According to the aforementioned phenomenon, the corresponding inferences can be drawn out:
1. The similarity of two trends reveals that the Levenshtein Distance algorithm does not sensitive to different testing materials. On the other hand, the relatively higher standard deviation in 50 letters group implies the higher randomness in small length tests. Notice that results of the experimental group are literally of 50-letters group. This reduces the credibility of the whole test.  
2. Within the scope of the experimental group, the mysterious code has relatively smaller Levenshtein Distance with English text compared to those with other languages.

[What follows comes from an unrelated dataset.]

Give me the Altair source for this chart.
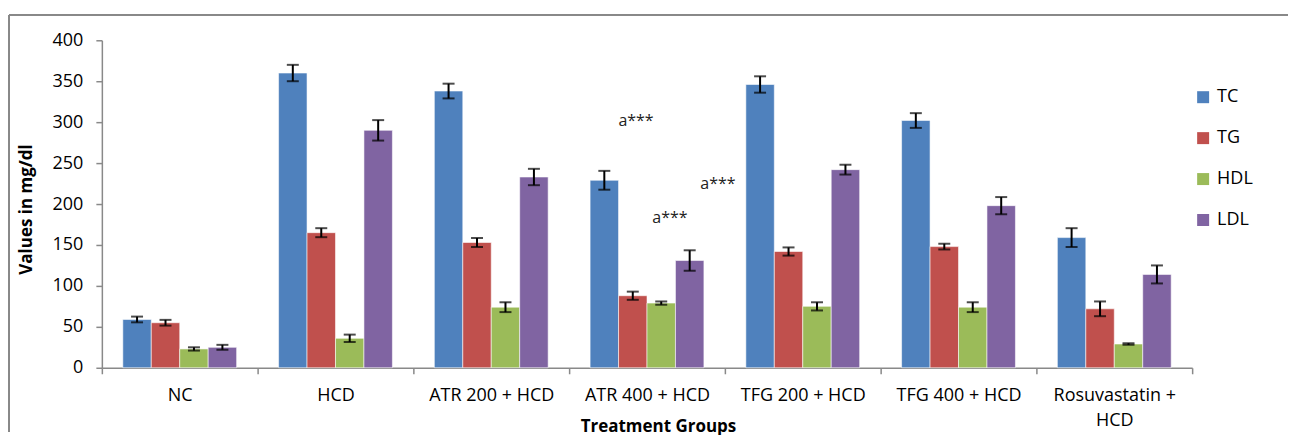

3. The differences between results of experimental and comparison groups in six languages (German, Italian, French, Portuguese, Spanish and Polish) imply that the code is unlikely to be one of these languages.
4. In English and Turkish test results, the overlapped results from experimental and comparison groups imply the consistencies of the Levenshtein Distances between ‘Code vs War and Peace’ and ‘UDHR vs War and Peace’.  

==== Conclusion of the Levenshtein Distance Test ====
According to the previous analysis, the code has more possibility to be initialisms of English or Turkish text, rather than of texts in other languages. In addition, considering the higher Levenshtein Distance in “code vs Turkish” test, being initialisms of English is more possible than being initialisms of Turkish. 
On the other hand, the credibility of the test was challenged by the existence of randomness in small length group test. Hence the conclusion that the code is more likely to be English should be considered cautiously.